The chief economist of the American Trucking Associations (ATA), Bob Costello, does not see a macro recession on the near-term horizon and is relatively sanguine about the American economy apart from trade policy.

That was the message Costello delivered recently at the McLeod Software User Conference at the Gaylord Rockies in Aurora, Colorado.

“The good news is that the U.S. is an island of growth that’s better than nearly every other industrialized economy,” Costello told McLeod employees, customers, and vendors at the conference. Gross domestic product is still at or slightly above the country’s long term trend of two percent growth, Costello explained.

Costello addressed specific trucking industry metrics like volume, rates, and capacity. Contract market fundamentals look “ok” to Costello; any 2019 ‘freight recession,’ he said, was due to the utter collapse of spot market volumes and rates.
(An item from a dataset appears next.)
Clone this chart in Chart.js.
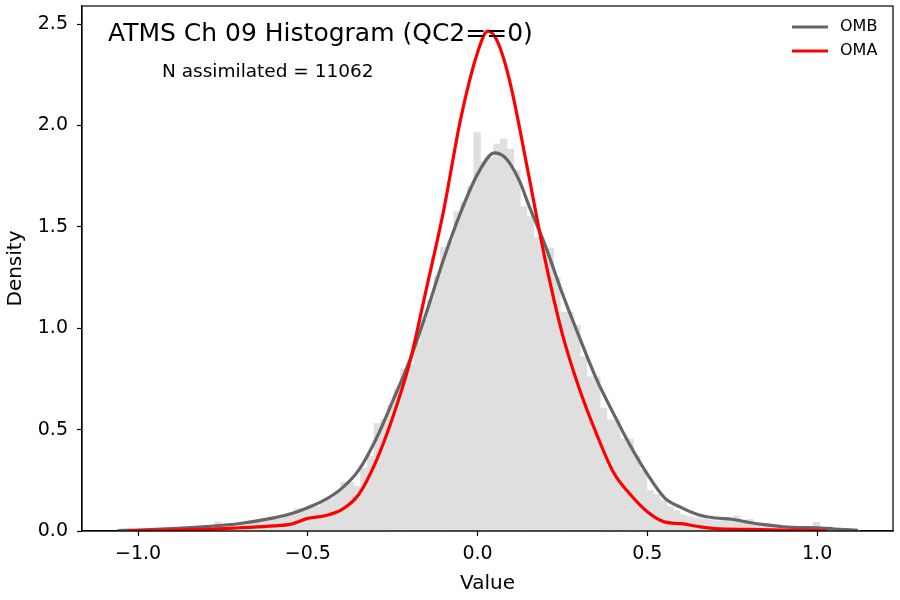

In 2018, spot markets loads grew by about 100 percent year-over-year, but in 2019 they fell by about 50 percent year-over-year.

Costello explained that ATA’s survey data shows that large fleets added just as much capacity as small fleets in the second half of 2018 and the first half of 2019, which put downward pressure on contract and spot rates.

Costello managed to transition from over-capacity to the ATA’s standard talking points on the driver shortage and said that if unchecked, the driver shortage could reach 160,000 drivers by 2028. The ‘driver shortage’ is largely based on the age and impending retirement of the average truck driver, who is about 54 years old.

But note that we have not seen updated average driver age numbers since the capacity additions of 2018 and 2019. It is hard to believe that the new drivers who entered the industry and contributed to the oversupply of the market would have been as old or older than the average truck driver already in the industry. It’s likely that just as the tight labor market eventually resulted in wage inflation and additional capacity, it also stabilized or reduced the age of the average driver.

More work needs to be conducted on the profile of the driver who enters the trucking industry during an inflationary freight cycle and how long they stay. We tend to assume that less experienced drivers have a harder time managing through a tough freight environment, and that the capacity might run-off in a ‘last in, first out’ pattern. But it’s unlikely that the newest drivers would own their own trucks or self-dispatch; instead, they’re probably company drivers. Additionally, it’s very possible that tough freight conditions could accelerate the retirement of the very oldest drivers who might have only stuck around for 2018 because of the favorable rate conditions that prevailed during that year.